(Work to complete): Restate the material word for word and leave out anything that is a picture.

(Source excerpt):

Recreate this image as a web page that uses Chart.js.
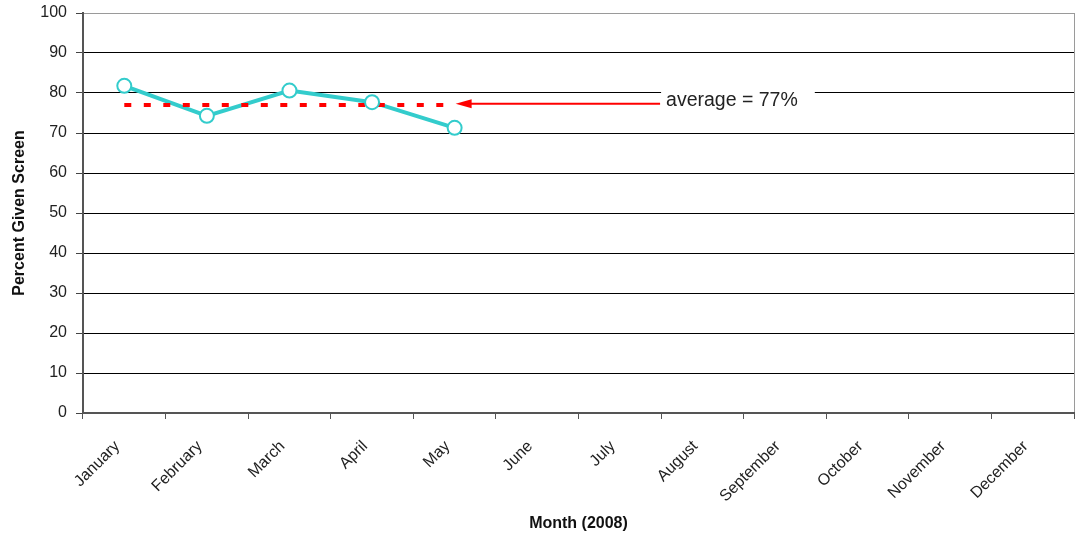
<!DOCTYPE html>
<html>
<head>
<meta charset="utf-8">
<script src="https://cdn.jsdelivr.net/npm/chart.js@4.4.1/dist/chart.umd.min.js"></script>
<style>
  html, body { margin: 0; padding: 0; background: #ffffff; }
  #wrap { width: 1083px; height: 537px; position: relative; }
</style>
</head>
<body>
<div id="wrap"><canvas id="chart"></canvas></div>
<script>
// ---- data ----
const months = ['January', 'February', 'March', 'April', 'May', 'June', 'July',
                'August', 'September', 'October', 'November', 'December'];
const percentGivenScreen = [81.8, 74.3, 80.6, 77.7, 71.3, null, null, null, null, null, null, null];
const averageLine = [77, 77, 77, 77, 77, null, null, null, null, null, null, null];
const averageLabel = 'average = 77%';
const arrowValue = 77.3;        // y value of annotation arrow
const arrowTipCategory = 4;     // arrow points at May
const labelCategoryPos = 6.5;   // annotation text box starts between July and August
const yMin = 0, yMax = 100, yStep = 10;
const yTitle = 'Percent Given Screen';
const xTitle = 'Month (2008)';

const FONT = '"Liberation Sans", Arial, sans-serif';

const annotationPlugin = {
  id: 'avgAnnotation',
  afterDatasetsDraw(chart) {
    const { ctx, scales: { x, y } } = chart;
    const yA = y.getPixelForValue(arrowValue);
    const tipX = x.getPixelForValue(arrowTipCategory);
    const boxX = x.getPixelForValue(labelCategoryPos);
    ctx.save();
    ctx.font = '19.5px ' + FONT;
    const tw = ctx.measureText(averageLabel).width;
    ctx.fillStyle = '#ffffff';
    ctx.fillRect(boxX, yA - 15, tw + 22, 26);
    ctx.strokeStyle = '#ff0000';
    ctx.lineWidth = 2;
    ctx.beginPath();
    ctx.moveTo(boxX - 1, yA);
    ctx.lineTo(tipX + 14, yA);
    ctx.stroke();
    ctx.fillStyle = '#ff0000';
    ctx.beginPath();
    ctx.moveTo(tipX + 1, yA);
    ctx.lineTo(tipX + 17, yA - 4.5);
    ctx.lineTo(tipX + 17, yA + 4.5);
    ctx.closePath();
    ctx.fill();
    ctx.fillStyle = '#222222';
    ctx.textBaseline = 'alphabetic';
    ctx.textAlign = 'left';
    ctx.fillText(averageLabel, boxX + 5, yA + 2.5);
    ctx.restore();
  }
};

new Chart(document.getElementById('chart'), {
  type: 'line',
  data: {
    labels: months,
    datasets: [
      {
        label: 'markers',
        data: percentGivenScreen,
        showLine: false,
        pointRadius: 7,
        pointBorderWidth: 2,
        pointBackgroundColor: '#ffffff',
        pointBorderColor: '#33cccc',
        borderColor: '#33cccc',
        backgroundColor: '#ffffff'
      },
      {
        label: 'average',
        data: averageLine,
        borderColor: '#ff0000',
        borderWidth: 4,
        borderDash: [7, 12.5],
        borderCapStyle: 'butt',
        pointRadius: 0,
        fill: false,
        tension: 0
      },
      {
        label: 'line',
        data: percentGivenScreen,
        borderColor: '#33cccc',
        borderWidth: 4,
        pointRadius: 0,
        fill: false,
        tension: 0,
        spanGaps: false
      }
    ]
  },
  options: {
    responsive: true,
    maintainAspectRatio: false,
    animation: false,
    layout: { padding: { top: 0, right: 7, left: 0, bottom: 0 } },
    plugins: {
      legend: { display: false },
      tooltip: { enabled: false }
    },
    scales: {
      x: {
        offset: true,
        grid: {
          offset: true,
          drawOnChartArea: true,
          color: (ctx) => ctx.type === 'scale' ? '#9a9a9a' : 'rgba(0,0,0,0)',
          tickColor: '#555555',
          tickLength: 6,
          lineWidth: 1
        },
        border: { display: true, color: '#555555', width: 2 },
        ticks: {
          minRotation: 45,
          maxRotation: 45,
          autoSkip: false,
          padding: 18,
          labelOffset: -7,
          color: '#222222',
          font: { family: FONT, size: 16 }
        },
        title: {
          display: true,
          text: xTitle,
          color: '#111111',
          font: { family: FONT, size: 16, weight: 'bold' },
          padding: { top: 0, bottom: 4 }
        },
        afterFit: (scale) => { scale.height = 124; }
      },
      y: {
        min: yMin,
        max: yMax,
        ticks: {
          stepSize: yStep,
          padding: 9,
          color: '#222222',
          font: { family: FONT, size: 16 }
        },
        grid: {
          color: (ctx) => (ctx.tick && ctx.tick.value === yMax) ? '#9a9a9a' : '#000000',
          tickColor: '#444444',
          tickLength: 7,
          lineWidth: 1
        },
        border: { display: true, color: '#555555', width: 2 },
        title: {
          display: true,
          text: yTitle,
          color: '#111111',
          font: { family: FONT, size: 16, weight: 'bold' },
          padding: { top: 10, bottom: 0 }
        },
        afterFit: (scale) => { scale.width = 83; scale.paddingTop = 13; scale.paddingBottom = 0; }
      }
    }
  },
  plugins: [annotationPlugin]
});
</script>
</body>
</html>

(Exercise result):
Recreate this image as a web page that uses Chart.js.
<!DOCTYPE html>
<html>
<head>
<meta charset="utf-8">
<script src="https://cdn.jsdelivr.net/npm/chart.js@4.4.1/dist/chart.umd.min.js"></script>
<style>
  html, body { margin: 0; padding: 0; background: #ffffff; }
  #wrap { width: 1083px; height: 537px; position: relative; }
</style>
</head>
<body>
<div id="wrap"><canvas id="chart"></canvas></div>
<script>
// ---- data ----
const months = ['January', 'February', 'March', 'April', 'May', 'June', 'July',
                'August', 'September', 'October', 'November', 'December'];
const percentGivenScreen = [81.8, 74.3, 80.6, 77.7, 71.3, null, null, null, null, null, null, null];
const averageLine = [77, 77, 77, 77, 77, null, null, null, null, null, null, null];
const averageLabel = 'average = 77%';
const arrowValue = 77.3;        // y value of annotation arrow
const arrowTipCategory = 4;     // arrow points at May
const labelCategoryPos = 6.5;   // annotation text box starts between July and August
const yMin = 0, yMax = 100, yStep = 10;
const yTitle = 'Percent Given Screen';
const xTitle = 'Month (2008)';

const FONT = '"Liberation Sans", Arial, sans-serif';

const annotationPlugin = {
  id: 'avgAnnotation',
  afterDatasetsDraw(chart) {
    const { ctx, scales: { x, y } } = chart;
    const yA = y.getPixelForValue(arrowValue);
    const tipX = x.getPixelForValue(arrowTipCategory);
    const boxX = x.getPixelForValue(labelCategoryPos);
    ctx.save();
    ctx.font = '19.5px ' + FONT;
    const tw = ctx.measureText(averageLabel).width;
    ctx.fillStyle = '#ffffff';
    ctx.fillRect(boxX, yA - 15, tw + 22, 26);
    ctx.strokeStyle = '#ff0000';
    ctx.lineWidth = 2;
    ctx.beginPath();
    ctx.moveTo(boxX - 1, yA);
    ctx.lineTo(tipX + 14, yA);
    ctx.stroke();
    ctx.fillStyle = '#ff0000';
    ctx.beginPath();
    ctx.moveTo(tipX + 1, yA);
    ctx.lineTo(tipX + 17, yA - 4.5);
    ctx.lineTo(tipX + 17, yA + 4.5);
    ctx.closePath();
    ctx.fill();
    ctx.fillStyle = '#222222';
    ctx.textBaseline = 'alphabetic';
    ctx.textAlign = 'left';
    ctx.fillText(averageLabel, boxX + 5, yA + 2.5);
    ctx.restore();
  }
};

new Chart(document.getElementById('chart'), {
  type: 'line',
  data: {
    labels: months,
    datasets: [
      {
        label: 'markers',
        data: percentGivenScreen,
        showLine: false,
        pointRadius: 7,
        pointBorderWidth: 2,
        pointBackgroundColor: '#ffffff',
        pointBorderColor: '#33cccc',
        borderColor: '#33cccc',
        backgroundColor: '#ffffff'
      },
      {
        label: 'average',
        data: averageLine,
        borderColor: '#ff0000',
        borderWidth: 4,
        borderDash: [7, 12.5],
        borderCapStyle: 'butt',
        pointRadius: 0,
        fill: false,
        tension: 0
      },
      {
        label: 'line',
        data: percentGivenScreen,
        borderColor: '#33cccc',
        borderWidth: 4,
        pointRadius: 0,
        fill: false,
        tension: 0,
        spanGaps: false
      }
    ]
  },
  options: {
    responsive: true,
    maintainAspectRatio: false,
    animation: false,
    layout: { padding: { top: 0, right: 7, left: 0, bottom: 0 } },
    plugins: {
      legend: { display: false },
      tooltip: { enabled: false }
    },
    scales: {
      x: {
        offset: true,
        grid: {
          offset: true,
          drawOnChartArea: true,
          color: (ctx) => ctx.type === 'scale' ? '#9a9a9a' : 'rgba(0,0,0,0)',
          tickColor: '#555555',
          tickLength: 6,
          lineWidth: 1
        },
        border: { display: true, color: '#555555', width: 2 },
        ticks: {
          minRotation: 45,
          maxRotation: 45,
          autoSkip: false,
          padding: 18,
          labelOffset: -7,
          color: '#222222',
          font: { family: FONT, size: 16 }
        },
        title: {
          display: true,
          text: xTitle,
          color: '#111111',
          font: { family: FONT, size: 16, weight: 'bold' },
          padding: { top: 0, bottom: 4 }
        },
        afterFit: (scale) => { scale.height = 124; }
      },
      y: {
        min: yMin,
        max: yMax,
        ticks: {
          stepSize: yStep,
          padding: 9,
          color: '#222222',
          font: { family: FONT, size: 16 }
        },
        grid: {
          color: (ctx) => (ctx.tick && ctx.tick.value === yMax) ? '#9a9a9a' : '#000000',
          tickColor: '#444444',
          tickLength: 7,
          lineWidth: 1
        },
        border: { display: true, color: '#555555', width: 2 },
        title: {
          display: true,
          text: yTitle,
          color: '#111111',
          font: { family: FONT, size: 16, weight: 'bold' },
          padding: { top: 10, bottom: 0 }
        },
        afterFit: (scale) => { scale.width = 83; scale.paddingTop = 13; scale.paddingBottom = 0; }
      }
    }
  },
  plugins: [annotationPlugin]
});
</script>
</body>
</html>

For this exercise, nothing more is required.